16. The non-transitory computer-readable medium of claim 15, wherein the runtime sensor data is captured by a sensor associated with the edge device, wherein the sensor is internal to the edge device or is external to the edge device and is communicatively coupled to the edge device via a wired or wireless connection.
17. The non-transitory computer-readable medium of claim 16, wherein the sensor is one of: an image capture sensor, a sound sensor, a vibration sensor, an accelerometer, a gyroscope, a pressure sensor, a humidity sensor, a gas sensor, or a location sensor.
18. The non-transitory computer-readable medium of claim 15, wherein the query specifies at least one of: a type of the sensor data, a capture time frame for the sensor data, or a sampling rate of the sensor data.

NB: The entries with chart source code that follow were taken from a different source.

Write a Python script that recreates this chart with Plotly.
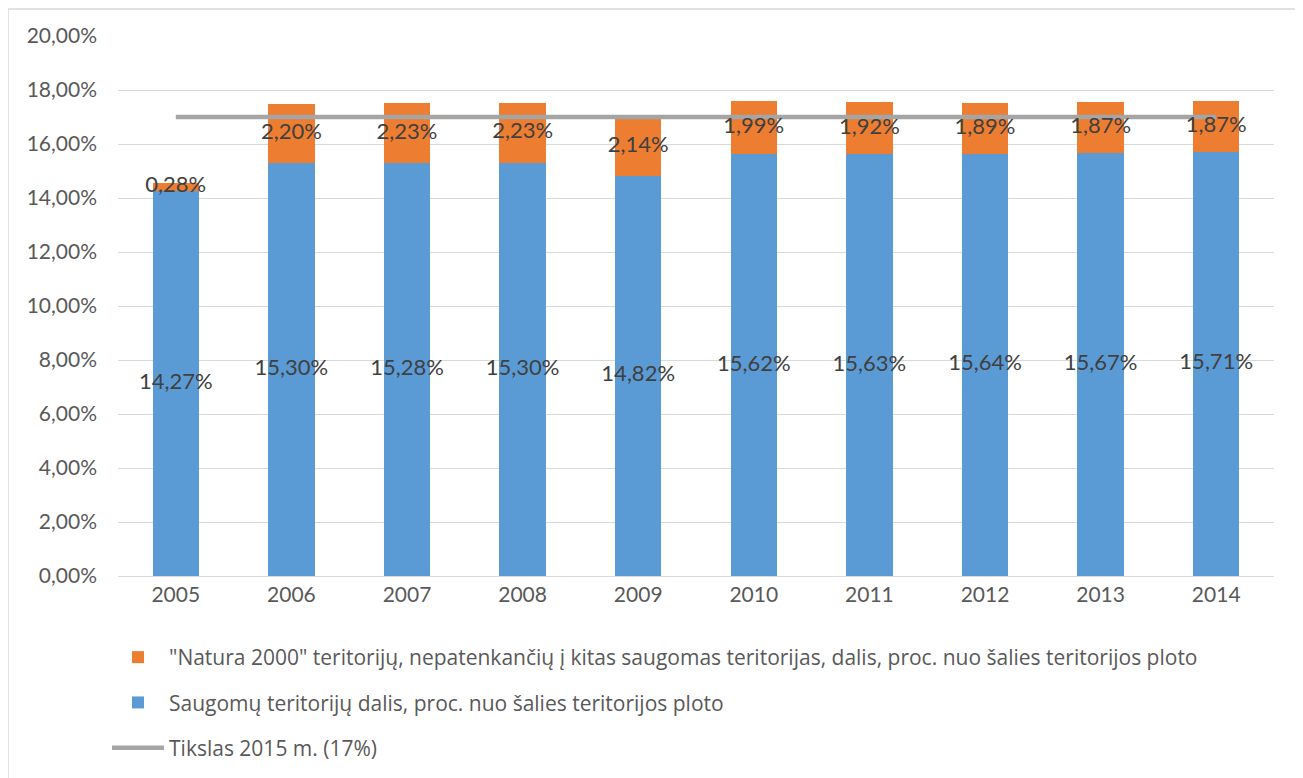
import plotly.graph_objects as go

years = ["2005", "2006", "2007", "2008", "2009", "2010", "2011", "2012", "2013", "2014"]
saugomos = [14.27, 15.30, 15.28, 15.30, 14.82, 15.62, 15.63, 15.64, 15.67, 15.71]
natura = [0.28, 2.20, 2.23, 2.23, 2.14, 1.99, 1.92, 1.89, 1.87, 1.87]
tikslas = [17] * len(years)

name_natura = '"Natura 2000" teritorijų, nepatenkančių į kitas saugomas teritorijas, dalis, proc. nuo šalies teritorijos ploto'
name_saug = "Saugomų teritorijų dalis, proc. nuo šalies teritorijos ploto"
name_line = "Tikslas 2015 m. (17%)"

FONT = "Lato, Noto Sans, sans-serif"
LEG_FONT = "Open Sans, Lato, sans-serif"

def fmt(v):
    return f"{v:.2f}".replace(".", ",") + "%"

W, H = 1295, 770
L, R, T, B = 110, 29, 28, 202
PW, PH = W - L - R, H - T - B

fig = go.Figure()
fig.add_trace(go.Bar(x=years, y=saugomos, name=name_saug, marker_color="#5B9BD5",
                     marker_line_width=0, legendrank=2, legendgroup="b"))
fig.add_trace(go.Bar(x=years, y=natura, name=name_natura, marker_color="#ED7D31",
                     marker_line_width=0, legendrank=1, legendgroup="a"))
fig.add_trace(go.Scatter(x=years, y=tikslas, name=name_line, mode="lines",
                         line=dict(color="#A5A5A5", width=4.5), legendrank=3, legendgroup="c"))
# data labels
fig.add_trace(go.Scatter(x=years, y=[v / 2 for v in saugomos], mode="text",
                         text=[fmt(v) for v in saugomos], showlegend=False,
                         textfont=dict(family=FONT, size=22, color="#404040"), hoverinfo="skip"))
fig.add_trace(go.Scatter(x=years, y=[b + n / 2 for b, n in zip(saugomos, natura)], mode="text",
                         text=[fmt(v) for v in natura], showlegend=False,
                         textfont=dict(family=FONT, size=22, color="#404040"), hoverinfo="skip"))

fig.update_layout(
    width=W, height=H,
    margin=dict(l=L, r=R, t=T, b=B, autoexpand=False),
    barmode="stack", bargap=0.6,
    plot_bgcolor="white", paper_bgcolor="white",
    separators=", ",
    font=dict(family=FONT, color="#595959", size=18),
    showlegend=True,
    legend=dict(x=-0.0095, xanchor="left", y=-61 / PH, yanchor="top",
                traceorder="grouped", tracegroupgap=15,
                font=dict(family=LEG_FONT, size=21, color="#595959"),
                itemwidth=52),
    xaxis=dict(type="category", showgrid=False, showline=True, linecolor="#D9D9D9",
               linewidth=1, ticks="", tickfont=dict(size=21, color="#595959")),
    yaxis=dict(range=[0, 20], dtick=2, tickformat=".2f", ticksuffix="%",
               showgrid=True, gridcolor="#D9D9D9", gridwidth=1, zeroline=False,
               ticks="", tickfont=dict(size=21, color="#595959"), ticklabelstandoff=20),
    shapes=[dict(type="rect", xref="paper", yref="paper",
                 x0=(0 - L) / PW, x1=(1290 - L) / PW,
                 y0=-0.5, y1=(T + PH - 1) / PH,
                 line=dict(color="#D9D9D9", width=1.5), fillcolor="rgba(0,0,0,0)", layer="below")],
)

fig.write_html("out.html")
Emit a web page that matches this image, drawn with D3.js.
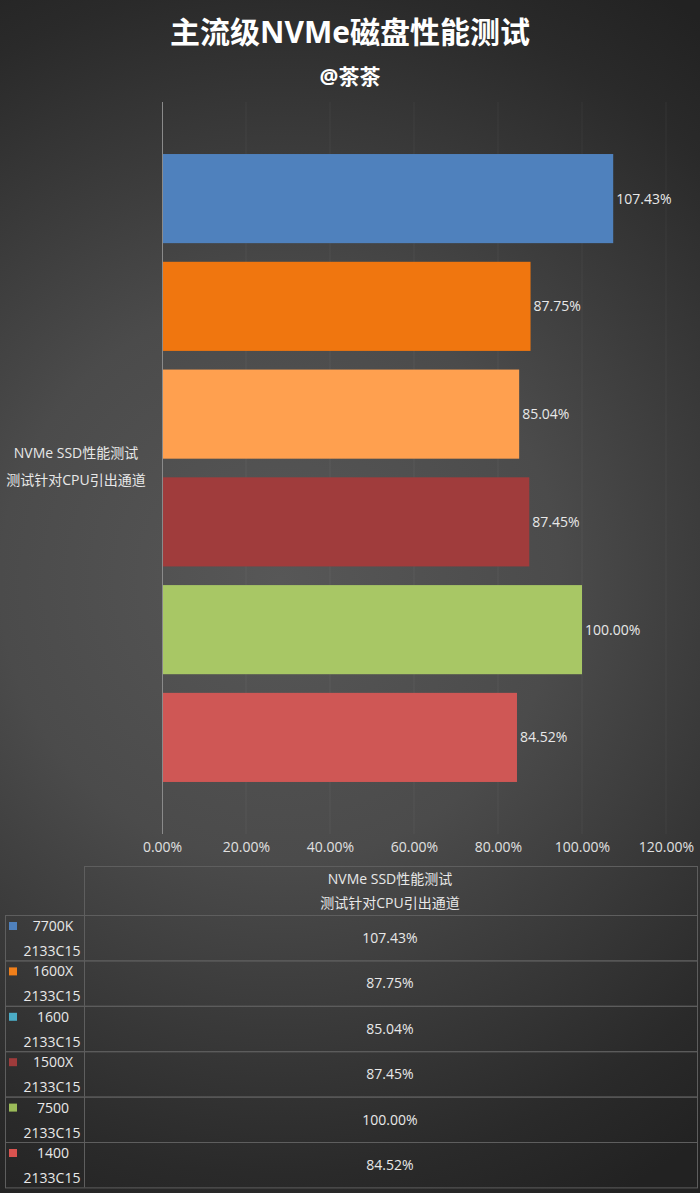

19. The non-transitory computer-readable medium of claim 15, wherein the operations further comprise:
after training the machine learning model, publishing the machine learning model to a list of published models, wherein the list of published models is accessible by a computing device; and
receiving, from the computing device, a selection of the machine learning model from the list of published models for deployment to the edge device.
20. The non-transitory computer-readable medium of claim 15, wherein the operations further comprise:
receiving anomaly data including the one or more anomalies; and
training a second version of the machine learning model using the one or more anomalies; and
after training the second version of the machine learning model, deploying the second version of the machine learning model on the edge device.